2. Pergaulan bebas, melalui kampanye kebudayaan lewat filem-filem dan bacaan-bacaan. Poligami dipandang sebagai seuatu yang tidak beradab, sementara film-film porno, program-program TV dimana para wanita membuka aurat, dan banyak hal-hal lain yang merusak tatanan nilai kemanusiaan dipromosikan besar-besaran. Ini telah mengakibatkan terjadinya penyakit sosial dimana-mana.
3. Pornografi yang merusak institusi keluarga dan bahkan orang-orang yang belum memasuki gerbang kehidupan berkeluarga, yaitu pemuda-pemudi.
4. Gaya hidup bermewah-mewah dan mengejar kesenangan semata (hedonisme).

Hasilnya adalah keluarga yang tanpa pemimpin (istri tidak hormat dan taat pada suami).
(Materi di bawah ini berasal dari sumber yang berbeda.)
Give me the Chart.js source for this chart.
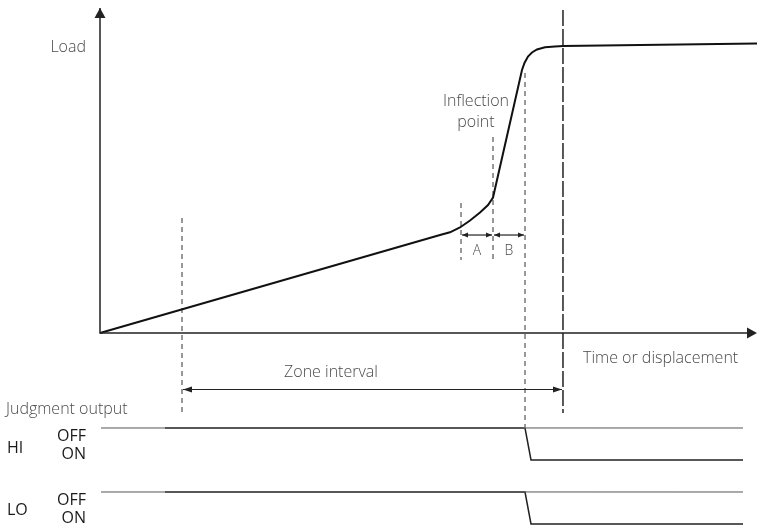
<!DOCTYPE html>
<html>
<head>
<meta charset="utf-8">
<script src="https://cdn.jsdelivr.net/npm/chart.js@4"></script>
<style>
  html, body { margin: 0; padding: 0; background: #fff; }
  canvas { display: block; }
</style>
</head>
<body>
<canvas id="chart" width="757" height="528"></canvas>
<script>
// load curve (time units, load units)
const curveTime = [0, 51.75, 53.27, 54.79, 56.32, 57.84, 59.06, 59.82,
  64.23, 64.61, 65.14, 65.75, 66.51, 67.73, 69.25, 70.47, 100];
const curveLoad = [0, 30.15, 30.98, 32.46, 34.62, 37.08, 39.38, 41.69,
  80.92, 83.08, 85.08, 86.31, 87.23, 87.91, 88.18, 88.31, 89.08];

// dashed markers: zone start, A start, inflection, B end
const markerTime = [12.48, 54.95, 59.82, 64.69];
const markerTop = [35.38, 40.0, 60.31, 80.0];
const markerBottom = [-24.31, 22.46, 21.85, -29.23];

// zone end line
const zoneEndTime = 70.47;
const zoneEndRange = [99.38, -24.62];

// judgment output rows
const offLineTime = [0.15, 97.87];
const signalTime = [9.89, 64.69, 65.6, 97.87];
const hiSignal = [-29.23, -29.23, -39.08, -39.08];
const loSignal = [-48.92, -48.92, -58.77, -58.77];

const toPoints = (xs, ys) => xs.map((x, i) => ({ x: x, y: ys[i] }))

const datasets = []

// axes
datasets.push({ data: [{ x: 0, y: 100 }, { x: 0, y: 0 }, { x: 99, y: 0 }],
  borderColor: '#222', borderWidth: 1.5 })

datasets.push({ data: toPoints(curveTime, curveLoad), borderColor: '#111', borderWidth: 2 })

markerTime.forEach((t, i) => {
  datasets.push({
    data: [{ x: t, y: markerTop[i] }, { x: t, y: markerBottom[i] }],
    borderColor: '#777', borderWidth: 1.5, borderDash: [5, 4],
  })
})

datasets.push({
  data: [{ x: zoneEndTime, y: zoneEndRange[0] }, { x: zoneEndTime, y: zoneEndRange[1] }],
  borderColor: '#222', borderWidth: 1.5, borderDash: [16, 3],
})

const hiOff = hiSignal[0], loOff = loSignal[0]
datasets.push({ data: toPoints(offLineTime, [hiOff, hiOff]), borderColor: '#555', borderWidth: 1 })
datasets.push({ data: toPoints(offLineTime, [loOff, loOff]), borderColor: '#555', borderWidth: 1 })
datasets.push({ data: toPoints(signalTime, hiSignal), borderColor: '#222', borderWidth: 1.5 })
datasets.push({ data: toPoints(signalTime, loSignal), borderColor: '#222', borderWidth: 1.5 })

datasets.forEach(d => {
  d.showLine = true
  d.pointRadius = 0
  d.tension = 0
  d.fill = false
  d.clip = false
})

function arrowHead(ctx, x, y, dir, len, half) {
  ctx.beginPath()
  if (dir === 'up') {
    ctx.moveTo(x, y); ctx.lineTo(x - half, y + len); ctx.lineTo(x + half, y + len)
  } else if (dir === 'right') {
    ctx.moveTo(x, y); ctx.lineTo(x - len, y - half); ctx.lineTo(x - len, y + half)
  } else {
    ctx.moveTo(x, y); ctx.lineTo(x + len, y - half); ctx.lineTo(x + len, y + half)
  }
  ctx.closePath()
  ctx.fill()
}

function spanArrow(ctx, x1, x2, y, len, half) {
  ctx.beginPath()
  ctx.moveTo(x1 + 1, y)
  ctx.lineTo(x2 - 1, y)
  ctx.stroke()
  arrowHead(ctx, x1 + 1, y, 'left', len, half)
  arrowHead(ctx, x2 - 1, y, 'right', len, half)
}

const annotations = {
  id: 'annotations',
  afterDatasetsDraw(chart) {
    const ctx = chart.ctx
    const xs = chart.scales.x, ys = chart.scales.y
    const px = v => xs.getPixelForValue(v)
    const py = v => ys.getPixelForValue(v)

    ctx.save()
    ctx.fillStyle = '#222'
    ctx.strokeStyle = '#222'
    ctx.lineWidth = 1.2

    // axis arrow heads
    arrowHead(ctx, px(0), py(100), 'up', 10, 5.5)
    arrowHead(ctx, px(100), py(0), 'right', 10, 5.5)

    // A / B spans
    spanArrow(ctx, px(markerTime[1]), px(markerTime[2]), py(30.15), 6, 2.5)
    spanArrow(ctx, px(markerTime[2]), px(markerTime[3]), py(30.15), 6, 2.5)

    // zone interval span
    spanArrow(ctx, px(markerTime[0]), px(zoneEndTime), py(-17.38), 9, 3)

    ctx.textBaseline = 'middle'
    const label = (text, x, y, align, color, size, weight) => {
      ctx.font = (weight || 300) + ' ' + (size || 16) + 'px "Open Sans", sans-serif'
      ctx.fillStyle = color
      ctx.textAlign = align
      ctx.fillText(text, x, y)
    }
    const grey = '#4a4a4a', dark = '#1a1a1a'
    label('Load', 86, 47, 'right', grey)
    label('Inflection', 476, 101, 'center', grey)
    label('point', 476, 122, 'center', grey)
    label('A', 477, 251, 'center', grey, 14)
    label('B', 509, 251, 'center', grey, 14)
    label('Time or displacement', 583, 358, 'left', grey)
    label('Zone interval', 331, 372, 'center', grey)
    label('Judgment output', 6, 409, 'left', grey)
    label('HI', 7, 448, 'left', dark, 16, 400)
    label('OFF', 86, 436, 'right', dark, 16, 400)
    label('ON', 86, 454, 'right', dark, 16, 400)
    label('LO', 7, 510, 'left', dark, 16, 400)
    label('OFF', 86, 500, 'right', dark, 16, 400)
    label('ON', 86, 518, 'right', dark, 16, 400)
    ctx.restore()
  }
}

new Chart(document.getElementById('chart'), {
  type: 'scatter',
  data: { datasets: datasets },
  options: {
    responsive: false,
    animation: false,
    devicePixelRatio: 1,
    layout: { padding: { left: 100, right: 0, top: 8, bottom: 0 } },
    scales: {
      x: { type: 'linear', min: 0, max: 100, display: false },
      y: { type: 'linear', min: -60, max: 100, display: false },
    },
    plugins: { legend: { display: false }, tooltip: { enabled: false } },
  },
  plugins: [annotations],
})
</script>
</body>
</html>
Kalau diperingkat keluarga saja struktur kepemimpinan tidak jalan, apalah lagi di tingkatan RT, RW, komunitas, Negara dan Dunia. Itulah kunci kelemahan Islam kini.
Melalui poligami suami dan istri dididik untuk memerangi nafsu dan mengutamakan Allah SWT dan Rasul-Nya yang mulia. Karena hanya karena kecintaan pada Allah dan Rasul–lah suatu rumah tangga poligami dapat berjalan rukun aman dan damai serta penuh keberkahan.
Poligami juga adalah bukti kecintaan Abuya pada Rasul, karena telah menghidupkan kembali suatu sunnah yang sudah teramat langka karena sulit untuk dipraktekkan, yaitu poligami dalam keredhaan Allah SWT dimana suami dan istri madu-bermadu sanggup saling berkasih-sayang semata-mata karena cintanya pada Allah dan Rasul. Jadi poligami adalah suatu didikan agar manusia mencintai Allah dan Rasul. Kalau masyarakat mencintai Allah dan Rasul, maka Allah SWT akan campur tangan untuk membantu semua urusan kita. Allah SWT akan menjadi pembela kita. Kekuatan manapun takkan lagi sanggup menghadapi kekuatan yang dibelakangnya ada Allah dan Rasul. Inilah rahasia besar poligami yang Abuya perjuangkan.